Rubrics are rating forms designed to capture evidence of a particular quality or construct. The quality of the measure obtained from a rubric depends on how well it is designed. If the rubric is poorly designed, the rating is confounded or inaccurate. The quality of the rubric is also affected by the skill of the rater using the rubric. When using a rubric it is necessary to train and calibrate the raters to use the rubric well to assure that ratings are accurate and consistent across all raters. Ratings using rubrics cannot be benchmarked against national comparison groups or compared to other ratings made by other rater groups.
Rubrics are a popular approach when the goal is largely developmental; rubrics are good pedagogical tools. Issues arise, however, when rubrics are used for summative assessment.
- Rubrics are very imprecise measures. Typically a good rubric will have three to five categories. Any more than that and applying the rubric in practice falls apart. In this way rubrics are analogous to grades. The range F-A is really more than most of us can handle and we often report 95% of our grades in the C-A range. We sense that overly fine distinctions in grading might be illusory because of the multiplicity of factors which go into giving a fair grade. Rubrics address this by attempting to focus our attention on only a single dimension, e.g. critical thinking, of what may go into grading. But even so, our minds are not nearly as capable of making the kinds of discriminations which a well designed test can make. We need to keep it simple; 3-5 categories are plenty. With rubrics as with grades, there will be lots of “B” students.

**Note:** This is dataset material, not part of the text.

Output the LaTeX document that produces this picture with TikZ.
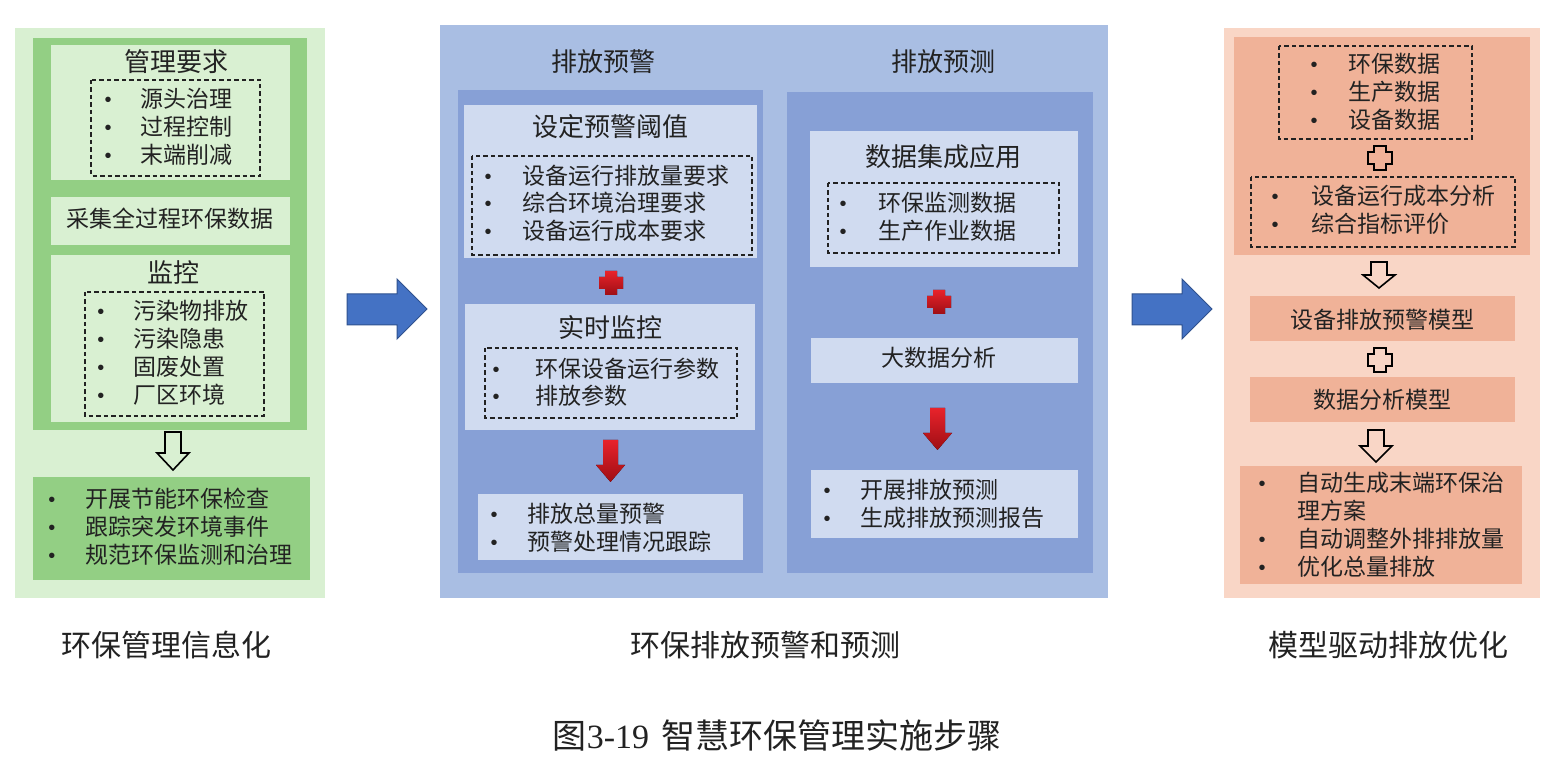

- Construct validity is a concern with home-grown rubrics. Locally designed rubrics, committee-derived conceptualizations, and self-report scoring provide useful data, but they don’t provide the objectivity necessary to support assertions about program excellence. Does the group writing the rubric have a good grasp of the target construct? Is that group independent, fair-minded and strong enough not to be drawn into the “local meanings” pit? In other words, as related to critical thinking, does the rubric measure critical thinking as that concept is most widely understood, or does the rubric only reinforce a local meaning that is too heavily weighted toward one discipline or another and which does not connect well with what the larger world means by critical thinking?
- Reliability is a concern when untrained raters apply rubrics. Are those who will apply the rubric well trained in its use so that inter-rater reliability is achieved? Even if the rubric is good, the raters may apply it with such variability that the score an individual project receives can differ widely. National workshops time and again demonstrate how a group of faculty can rate the same student essay and yet when all the ratings are pulled together, a bell shaped curve results, not the clear consensus that expected. This demonstrates the importance of training raters with paradigmatic examples and practicing before doing the actual ratings. A variation of the reliability problem occurs when faculty rate the work of their own students, except here the strong tendency is to give higher ratings that people from other departments might assign.
- Confounding the target with other things is a concern when applying rubrics. The problem of reliability in the application of the rubric is matched by the problem of the validity of the application, meaning there is a tendency with rubrics to forget what we are supposed to be evaluating. Instead of looking only at the critical thinking, for example, raters may also mix in a little about their impressions about the writing style or the content knowledge they may be unable to give due critical thinking credit for things like irony or satire. So a Jon Stewart editorial might get a low score on a critical thinking rubric because the raters did not dig deep enough to see the arguments that undergird his satire.
The validity and reliability of rubrics (rating forms) is judged by the Kappa Statistic, and as a result this is a potentially weaker measure of critical thinking than the other validated standardized instruments available through Insight Assessment.